Excellent communication is critical to helping patients understand medical information—and to achieving truly “informed” consent for invasive and noninvasive interventions. Effective patient-provider communication also results in better information retention and more reasonable expectations of treatment outcome, and it’s one hallmark of a high-quality patient experience.
In the October 5, 2016 edition of The Journal, Egekeze et al. report the results of a randomized clinical trial evaluating retention of information provided to patients newly diagnosed with knee osteoarthritis. Each of 67 participants was randomized to receive one of three informed-consent information-delivery protocols, all of which lasted 10 minutes:
- A one-on-one clinician-delivered lecture about knee arthritis, written at an eighth-grade reading level (auditory input only)
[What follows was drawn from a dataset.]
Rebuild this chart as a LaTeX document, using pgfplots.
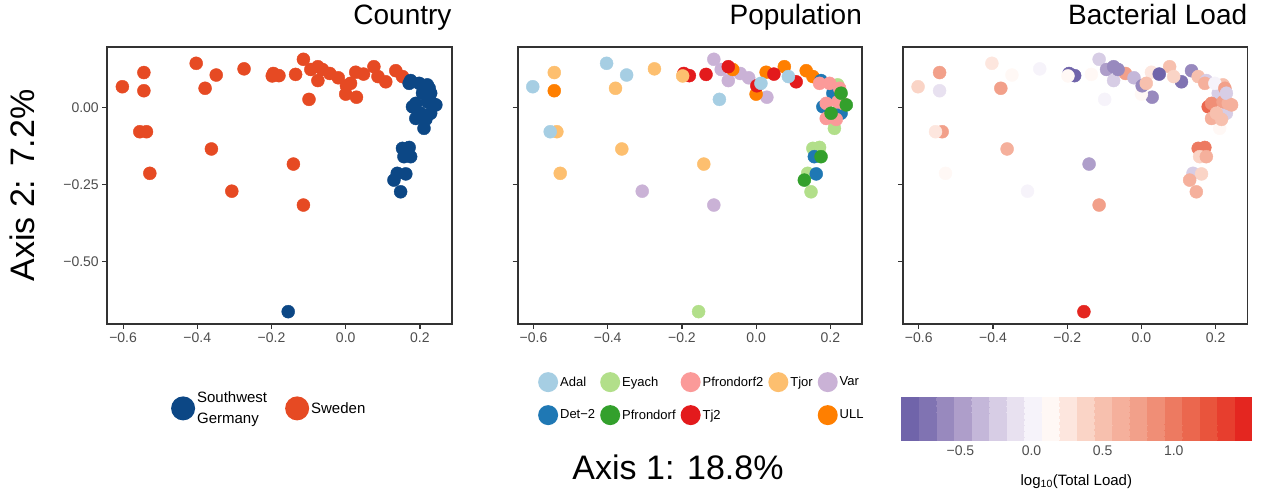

- The same lecture as above but accompanied by a silent animated knee video (auditory + visual input).
- The same lecture but accompanied by an anatomic knee model that patients were encouraged to touch (auditory + visual + tactile input).
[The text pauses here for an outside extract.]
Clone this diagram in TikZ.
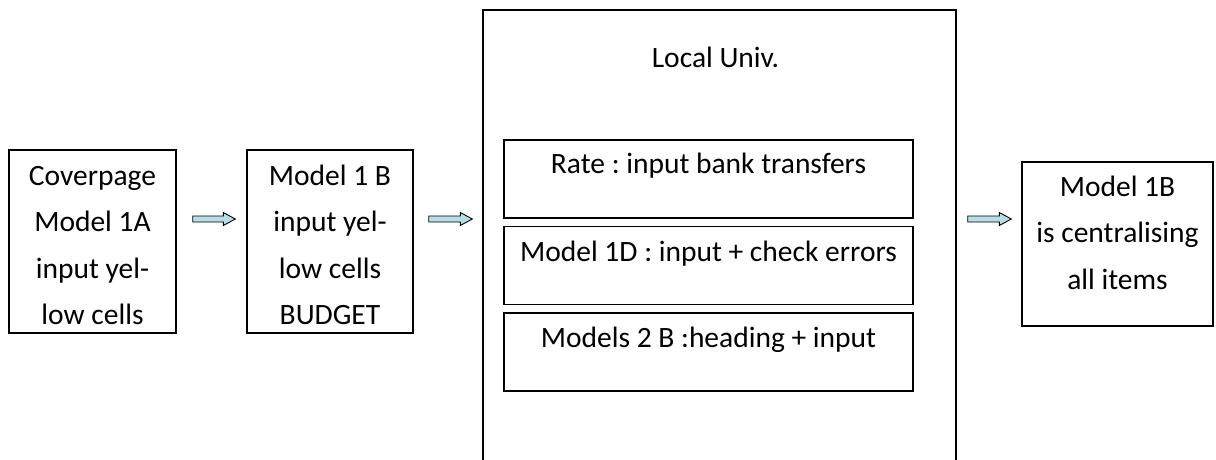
\documentclass[tikz,border=0pt]{standalone}
\usepackage{fontspec}
\setmainfont{Carlito}
\usetikzlibrary{calc,positioning}
\definecolor{arrowblue}{RGB}{183,222,228}
\frenchspacing
\tikzstyle{fatarrow} = [draw=black, line width=0.9pt, fill=arrowblue, line join=miter]
% text of a box: width, height, first baseline, lines
\newcommand{\boxlines}[4]{\parbox[c][#2][t]{#1}{\centering\rule{0pt}{#3}#4}}
\newcommand{\blockarrow}[2]{%
  \path[fatarrow] ($(#1)+(0,-3)$) -- ($(#2)+(-12,-3)$) -- ($(#2)+(-12,-6.5)$) -- (#2)
    -- ($(#2)+(-12,6.5)$) -- ($(#2)+(-12,3)$) -- ($(#1)+(0,3)$) -- cycle;}

\begin{document}
\begin{tikzpicture}[x=1pt, y=-1pt, node distance=7pt,
    step box/.style={rectangle, draw, line width=1.4pt, inner sep=0pt, fill=white,
      font=\fontsize{29.5}{46.5}\selectfont}]
        \clip (0,0) rectangle (1216,459);

        \node[step box] (Cover) at (92.5,241.5) {\boxlines{167pt}{183pt}{35pt}{Coverpage\\Model 1A\\input yel-\\low cells}};
        \node[step box] (Budget) at (330,241.5) {\boxlines{166pt}{183pt}{35pt}{Model 1 B\\input yel-\\low cells\\BUDGET}};
        \node[step box] (LocalUniv) at (719.5,245) {\boxlines{473pt}{470pt}{57pt}{Local Univ.\hspace*{8pt}}};
        \node[step box] (Rate) at (708.5,179) {\boxlines{409pt}{78pt}{33pt}{Rate : input bank transfers}};
        \node[step box, below=of Rate] (ModelD) {\boxlines{409pt}{78pt}{35pt}{Model 1D : input + check errors}};
        \node[step box, below=of ModelD] (ModelsB) {\boxlines{409pt}{78pt}{35pt}{Models 2 B :heading + input}};
        \node[step box] (Central) at (1117.5,244) {\boxlines{191pt}{164pt}{34pt}{Model 1B\\is centralising\\all items}};

        \coordinate (a1) at ($(Cover.east)+(16,-22.5)$);
        \coordinate (b1) at ($(Budget.west)+(-11,-22.5)$);
        \coordinate (a2) at ($(Budget.east)+(15,-22.5)$);
        \coordinate (b2) at ($(LocalUniv.west |- a2)+(-10,0)$);
        \coordinate (a3) at ($(LocalUniv.east |- a2)+(11,0)$);
        \coordinate (b3) at ($(Central.west |- a2)+(-10,0)$);

        \blockarrow{a1}{b1}
        \blockarrow{a2}{b2}
        \blockarrow{a3}{b3}
    \end{tikzpicture}
\end{document}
The third group’s comprehension scores were significantly higher than those of the other two groups, leading the authors to conclude that there is a “direct association between the amount of sensory input incorporated into an informed consent discussion and patient comprehension performance.”
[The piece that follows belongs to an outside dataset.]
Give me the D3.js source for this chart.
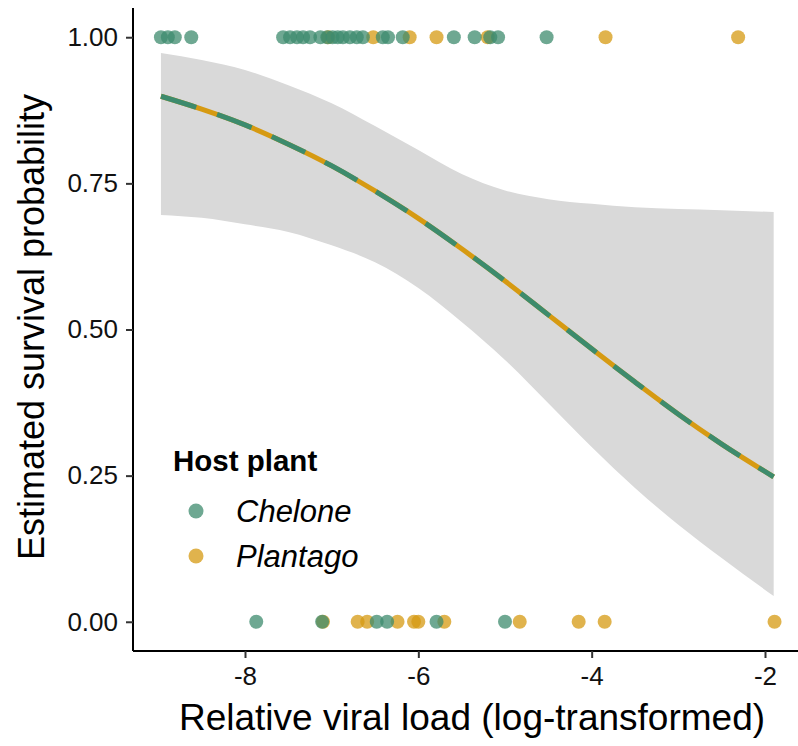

I am quite sure that the majority of physicians, surgeons, PAs, and NPs treating patients for musculoskeletal problems already routinely use anatomic models to facilitate patient understanding, and this study supports continuation of that practice. In my experience, the use of pre-recorded video information, ideally including interviews with patients who have the condition the current patient is being evaluated for, is also very effective in shared decision making processes. Research such as that provided by Egekeze et al. should stimulate us to use multisensory methods when communicating with patients about treatment options and expected outcomes.